• _EXERCISE BRIEF_
Check each line of the listing below for the word "standalone" and say how many lines have it. Nothing else should be written.

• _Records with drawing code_

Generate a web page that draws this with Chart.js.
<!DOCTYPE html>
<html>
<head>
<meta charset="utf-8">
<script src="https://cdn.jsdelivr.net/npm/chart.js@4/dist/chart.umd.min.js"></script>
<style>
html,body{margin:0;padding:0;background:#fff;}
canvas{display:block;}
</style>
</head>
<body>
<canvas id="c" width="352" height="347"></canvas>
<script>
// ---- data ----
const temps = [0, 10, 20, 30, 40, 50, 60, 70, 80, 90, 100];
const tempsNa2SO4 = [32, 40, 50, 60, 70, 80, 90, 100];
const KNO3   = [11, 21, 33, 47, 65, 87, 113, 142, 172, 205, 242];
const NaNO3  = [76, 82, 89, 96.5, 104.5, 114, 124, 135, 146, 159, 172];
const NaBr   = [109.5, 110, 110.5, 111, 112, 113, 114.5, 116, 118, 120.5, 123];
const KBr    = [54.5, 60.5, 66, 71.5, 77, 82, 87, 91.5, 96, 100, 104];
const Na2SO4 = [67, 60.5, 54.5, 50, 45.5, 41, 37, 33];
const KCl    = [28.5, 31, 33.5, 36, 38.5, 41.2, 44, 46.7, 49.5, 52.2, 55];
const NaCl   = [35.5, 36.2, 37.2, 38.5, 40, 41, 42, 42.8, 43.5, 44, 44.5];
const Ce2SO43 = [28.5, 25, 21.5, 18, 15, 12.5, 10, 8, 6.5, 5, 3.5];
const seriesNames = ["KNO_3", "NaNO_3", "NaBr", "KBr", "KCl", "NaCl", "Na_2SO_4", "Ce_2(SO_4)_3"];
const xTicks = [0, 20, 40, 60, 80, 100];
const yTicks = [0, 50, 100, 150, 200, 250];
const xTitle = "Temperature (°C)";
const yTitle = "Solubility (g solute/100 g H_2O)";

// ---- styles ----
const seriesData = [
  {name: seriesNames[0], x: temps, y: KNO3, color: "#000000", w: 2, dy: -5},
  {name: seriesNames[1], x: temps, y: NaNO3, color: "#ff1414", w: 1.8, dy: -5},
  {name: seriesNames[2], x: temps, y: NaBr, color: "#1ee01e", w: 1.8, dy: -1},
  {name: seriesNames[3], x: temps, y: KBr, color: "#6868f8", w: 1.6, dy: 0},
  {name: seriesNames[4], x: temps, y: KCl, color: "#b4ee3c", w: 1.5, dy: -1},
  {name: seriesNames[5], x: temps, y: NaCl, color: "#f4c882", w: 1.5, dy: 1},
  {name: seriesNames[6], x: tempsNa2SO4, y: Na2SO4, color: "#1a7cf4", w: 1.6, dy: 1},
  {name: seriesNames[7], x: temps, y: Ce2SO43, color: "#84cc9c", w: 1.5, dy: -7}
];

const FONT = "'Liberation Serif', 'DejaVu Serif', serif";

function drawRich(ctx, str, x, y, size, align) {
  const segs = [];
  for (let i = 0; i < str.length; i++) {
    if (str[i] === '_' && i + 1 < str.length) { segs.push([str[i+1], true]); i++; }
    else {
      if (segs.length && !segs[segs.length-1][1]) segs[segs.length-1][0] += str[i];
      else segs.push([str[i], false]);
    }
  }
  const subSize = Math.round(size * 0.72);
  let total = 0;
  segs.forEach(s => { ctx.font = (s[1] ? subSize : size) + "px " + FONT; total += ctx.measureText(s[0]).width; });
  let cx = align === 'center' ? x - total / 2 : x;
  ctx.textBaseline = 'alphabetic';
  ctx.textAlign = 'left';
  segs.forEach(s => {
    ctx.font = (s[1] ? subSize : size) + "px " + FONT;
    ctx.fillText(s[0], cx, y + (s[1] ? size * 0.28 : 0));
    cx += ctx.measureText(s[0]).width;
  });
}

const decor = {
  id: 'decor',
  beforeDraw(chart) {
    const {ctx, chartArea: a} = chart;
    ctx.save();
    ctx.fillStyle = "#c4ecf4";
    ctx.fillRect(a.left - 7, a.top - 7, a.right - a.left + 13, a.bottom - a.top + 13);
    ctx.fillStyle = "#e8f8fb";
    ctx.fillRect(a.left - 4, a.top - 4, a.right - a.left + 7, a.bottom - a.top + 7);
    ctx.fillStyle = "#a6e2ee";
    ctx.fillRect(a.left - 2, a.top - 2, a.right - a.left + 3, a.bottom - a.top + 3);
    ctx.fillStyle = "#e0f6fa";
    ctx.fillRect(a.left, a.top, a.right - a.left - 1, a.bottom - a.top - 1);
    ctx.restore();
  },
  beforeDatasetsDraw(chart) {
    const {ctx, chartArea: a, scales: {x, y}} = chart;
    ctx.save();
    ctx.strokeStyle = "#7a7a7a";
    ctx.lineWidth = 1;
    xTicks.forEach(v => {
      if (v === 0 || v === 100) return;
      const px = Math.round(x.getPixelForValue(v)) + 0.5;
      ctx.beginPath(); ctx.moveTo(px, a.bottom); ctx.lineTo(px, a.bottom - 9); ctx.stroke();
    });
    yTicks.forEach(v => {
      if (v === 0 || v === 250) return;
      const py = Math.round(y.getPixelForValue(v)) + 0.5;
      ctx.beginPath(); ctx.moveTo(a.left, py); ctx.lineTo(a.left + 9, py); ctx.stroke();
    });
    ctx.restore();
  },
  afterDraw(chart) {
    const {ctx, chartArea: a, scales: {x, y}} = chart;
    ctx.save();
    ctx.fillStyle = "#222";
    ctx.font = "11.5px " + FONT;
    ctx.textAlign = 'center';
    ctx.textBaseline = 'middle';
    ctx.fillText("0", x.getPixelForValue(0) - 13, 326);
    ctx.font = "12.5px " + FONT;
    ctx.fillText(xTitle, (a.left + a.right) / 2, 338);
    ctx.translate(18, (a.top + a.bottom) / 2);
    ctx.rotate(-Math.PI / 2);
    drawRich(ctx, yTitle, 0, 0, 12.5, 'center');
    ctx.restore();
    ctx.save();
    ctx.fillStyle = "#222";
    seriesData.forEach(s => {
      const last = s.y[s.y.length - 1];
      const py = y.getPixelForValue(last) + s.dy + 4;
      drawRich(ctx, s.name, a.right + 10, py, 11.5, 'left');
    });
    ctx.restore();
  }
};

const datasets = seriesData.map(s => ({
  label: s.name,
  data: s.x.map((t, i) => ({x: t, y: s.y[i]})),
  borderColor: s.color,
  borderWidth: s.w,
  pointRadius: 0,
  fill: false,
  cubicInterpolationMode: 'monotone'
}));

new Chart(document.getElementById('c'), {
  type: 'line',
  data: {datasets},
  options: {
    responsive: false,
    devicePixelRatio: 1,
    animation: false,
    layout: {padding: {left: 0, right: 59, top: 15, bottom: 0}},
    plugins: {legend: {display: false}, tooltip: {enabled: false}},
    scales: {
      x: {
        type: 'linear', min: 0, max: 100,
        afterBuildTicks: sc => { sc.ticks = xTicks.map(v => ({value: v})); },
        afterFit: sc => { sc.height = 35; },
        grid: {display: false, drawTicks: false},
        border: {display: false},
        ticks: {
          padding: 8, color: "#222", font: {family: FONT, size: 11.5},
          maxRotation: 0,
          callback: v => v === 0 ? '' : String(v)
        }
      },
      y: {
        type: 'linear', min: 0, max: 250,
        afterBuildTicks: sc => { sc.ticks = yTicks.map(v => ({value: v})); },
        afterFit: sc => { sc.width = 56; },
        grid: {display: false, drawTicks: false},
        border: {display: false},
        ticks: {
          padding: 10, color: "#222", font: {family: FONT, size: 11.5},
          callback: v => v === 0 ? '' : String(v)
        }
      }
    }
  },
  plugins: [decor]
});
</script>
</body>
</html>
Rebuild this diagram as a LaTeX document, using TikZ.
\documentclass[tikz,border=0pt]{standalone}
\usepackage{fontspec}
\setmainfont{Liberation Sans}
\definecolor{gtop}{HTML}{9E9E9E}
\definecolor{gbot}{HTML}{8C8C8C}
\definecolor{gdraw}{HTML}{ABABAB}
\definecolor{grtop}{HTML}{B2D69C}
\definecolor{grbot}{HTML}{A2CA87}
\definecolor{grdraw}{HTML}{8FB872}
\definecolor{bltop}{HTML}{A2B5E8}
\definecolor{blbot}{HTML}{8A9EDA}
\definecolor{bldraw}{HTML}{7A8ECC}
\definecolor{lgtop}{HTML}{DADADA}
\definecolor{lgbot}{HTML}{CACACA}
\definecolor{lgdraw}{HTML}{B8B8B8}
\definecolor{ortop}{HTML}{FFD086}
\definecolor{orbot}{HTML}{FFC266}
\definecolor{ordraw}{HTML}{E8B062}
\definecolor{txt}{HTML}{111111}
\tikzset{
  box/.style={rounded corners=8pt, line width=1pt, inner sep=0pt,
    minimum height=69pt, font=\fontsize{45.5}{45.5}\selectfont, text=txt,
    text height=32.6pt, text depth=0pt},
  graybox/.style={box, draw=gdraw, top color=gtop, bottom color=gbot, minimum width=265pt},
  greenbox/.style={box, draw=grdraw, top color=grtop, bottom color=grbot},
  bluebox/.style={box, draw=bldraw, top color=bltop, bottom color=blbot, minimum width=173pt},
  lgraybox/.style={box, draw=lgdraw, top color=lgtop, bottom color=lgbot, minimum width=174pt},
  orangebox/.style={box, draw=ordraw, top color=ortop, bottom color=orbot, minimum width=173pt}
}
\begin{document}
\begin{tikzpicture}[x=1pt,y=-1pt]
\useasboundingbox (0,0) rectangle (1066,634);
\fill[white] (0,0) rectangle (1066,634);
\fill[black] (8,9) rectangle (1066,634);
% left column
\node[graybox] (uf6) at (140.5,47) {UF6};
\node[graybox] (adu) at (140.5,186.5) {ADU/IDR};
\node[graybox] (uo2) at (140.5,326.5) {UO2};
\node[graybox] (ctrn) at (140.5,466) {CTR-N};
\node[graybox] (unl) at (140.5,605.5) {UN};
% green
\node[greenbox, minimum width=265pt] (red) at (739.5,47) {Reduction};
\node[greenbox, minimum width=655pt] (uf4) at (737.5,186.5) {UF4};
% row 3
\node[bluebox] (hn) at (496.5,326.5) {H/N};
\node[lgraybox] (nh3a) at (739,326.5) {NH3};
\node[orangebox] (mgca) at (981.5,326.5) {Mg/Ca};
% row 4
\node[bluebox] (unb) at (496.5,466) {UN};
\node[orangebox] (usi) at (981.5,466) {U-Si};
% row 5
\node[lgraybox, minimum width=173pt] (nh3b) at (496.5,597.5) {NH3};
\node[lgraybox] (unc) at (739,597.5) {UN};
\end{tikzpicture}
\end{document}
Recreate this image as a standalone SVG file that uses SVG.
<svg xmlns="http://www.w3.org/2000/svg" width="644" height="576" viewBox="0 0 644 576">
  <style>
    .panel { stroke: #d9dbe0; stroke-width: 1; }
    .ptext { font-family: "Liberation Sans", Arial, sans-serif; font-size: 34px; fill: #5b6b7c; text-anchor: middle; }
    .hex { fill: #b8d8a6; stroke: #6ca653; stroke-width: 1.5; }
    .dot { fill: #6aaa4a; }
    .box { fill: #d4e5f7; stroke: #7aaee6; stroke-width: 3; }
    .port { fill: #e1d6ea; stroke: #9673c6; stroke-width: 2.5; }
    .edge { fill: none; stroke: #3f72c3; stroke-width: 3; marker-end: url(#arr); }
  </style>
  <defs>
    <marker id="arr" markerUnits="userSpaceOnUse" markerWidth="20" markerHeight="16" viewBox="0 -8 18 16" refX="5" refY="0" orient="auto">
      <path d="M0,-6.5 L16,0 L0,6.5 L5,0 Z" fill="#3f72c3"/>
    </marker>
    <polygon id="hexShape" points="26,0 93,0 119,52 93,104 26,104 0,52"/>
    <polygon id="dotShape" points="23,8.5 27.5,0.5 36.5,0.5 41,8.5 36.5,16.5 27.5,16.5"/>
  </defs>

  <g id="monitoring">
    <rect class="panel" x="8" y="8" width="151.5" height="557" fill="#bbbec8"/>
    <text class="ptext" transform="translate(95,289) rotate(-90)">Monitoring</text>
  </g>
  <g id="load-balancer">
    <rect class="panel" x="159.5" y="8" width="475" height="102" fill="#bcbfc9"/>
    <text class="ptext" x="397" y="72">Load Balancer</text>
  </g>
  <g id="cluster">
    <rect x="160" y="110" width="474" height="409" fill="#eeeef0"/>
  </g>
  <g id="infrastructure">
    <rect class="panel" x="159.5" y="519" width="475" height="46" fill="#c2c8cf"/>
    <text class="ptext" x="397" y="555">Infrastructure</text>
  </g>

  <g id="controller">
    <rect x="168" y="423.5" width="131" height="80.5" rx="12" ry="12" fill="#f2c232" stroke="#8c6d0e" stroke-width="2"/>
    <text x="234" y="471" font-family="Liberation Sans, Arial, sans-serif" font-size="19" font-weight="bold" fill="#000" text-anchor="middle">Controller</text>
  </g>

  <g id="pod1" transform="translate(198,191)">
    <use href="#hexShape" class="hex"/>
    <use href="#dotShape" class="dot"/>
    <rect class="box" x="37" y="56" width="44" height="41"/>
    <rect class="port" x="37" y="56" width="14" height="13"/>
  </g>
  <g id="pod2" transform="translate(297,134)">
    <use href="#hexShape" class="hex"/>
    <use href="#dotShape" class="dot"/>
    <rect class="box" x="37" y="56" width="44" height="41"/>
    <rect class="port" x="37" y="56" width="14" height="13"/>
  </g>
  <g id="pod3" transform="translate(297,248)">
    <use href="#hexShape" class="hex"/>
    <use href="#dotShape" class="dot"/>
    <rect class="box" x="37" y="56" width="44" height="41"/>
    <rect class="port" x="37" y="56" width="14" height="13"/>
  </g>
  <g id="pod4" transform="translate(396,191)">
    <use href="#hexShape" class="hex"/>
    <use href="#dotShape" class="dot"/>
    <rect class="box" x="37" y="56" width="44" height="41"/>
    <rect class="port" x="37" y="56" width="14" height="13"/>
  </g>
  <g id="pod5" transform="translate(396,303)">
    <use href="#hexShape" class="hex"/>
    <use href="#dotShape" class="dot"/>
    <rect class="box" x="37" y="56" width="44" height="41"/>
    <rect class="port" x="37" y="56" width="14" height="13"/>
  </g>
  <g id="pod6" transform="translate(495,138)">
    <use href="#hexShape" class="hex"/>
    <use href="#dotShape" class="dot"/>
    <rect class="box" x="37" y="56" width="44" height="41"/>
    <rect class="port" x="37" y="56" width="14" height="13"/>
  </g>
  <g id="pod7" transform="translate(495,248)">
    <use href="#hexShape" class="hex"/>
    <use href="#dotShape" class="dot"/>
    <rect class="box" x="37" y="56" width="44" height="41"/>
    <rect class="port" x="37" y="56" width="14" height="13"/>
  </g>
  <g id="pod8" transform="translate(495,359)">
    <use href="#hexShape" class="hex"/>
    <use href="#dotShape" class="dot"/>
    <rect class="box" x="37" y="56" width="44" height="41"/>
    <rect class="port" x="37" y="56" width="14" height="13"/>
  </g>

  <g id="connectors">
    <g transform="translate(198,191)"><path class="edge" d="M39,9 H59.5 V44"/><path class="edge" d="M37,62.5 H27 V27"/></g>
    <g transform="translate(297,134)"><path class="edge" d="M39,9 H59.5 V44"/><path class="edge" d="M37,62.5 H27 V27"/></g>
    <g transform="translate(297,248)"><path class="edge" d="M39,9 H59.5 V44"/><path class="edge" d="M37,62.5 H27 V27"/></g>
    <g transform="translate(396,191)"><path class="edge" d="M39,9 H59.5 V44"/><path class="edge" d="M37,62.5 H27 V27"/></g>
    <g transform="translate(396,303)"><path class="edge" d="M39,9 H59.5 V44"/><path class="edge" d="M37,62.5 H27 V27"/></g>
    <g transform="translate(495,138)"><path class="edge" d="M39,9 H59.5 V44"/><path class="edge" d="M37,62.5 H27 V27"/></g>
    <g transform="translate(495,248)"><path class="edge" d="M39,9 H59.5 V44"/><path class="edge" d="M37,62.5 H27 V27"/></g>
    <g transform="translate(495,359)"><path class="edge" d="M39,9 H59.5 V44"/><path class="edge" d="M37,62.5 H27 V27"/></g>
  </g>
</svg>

• _ANSWER TO THIS EXERCISE_
2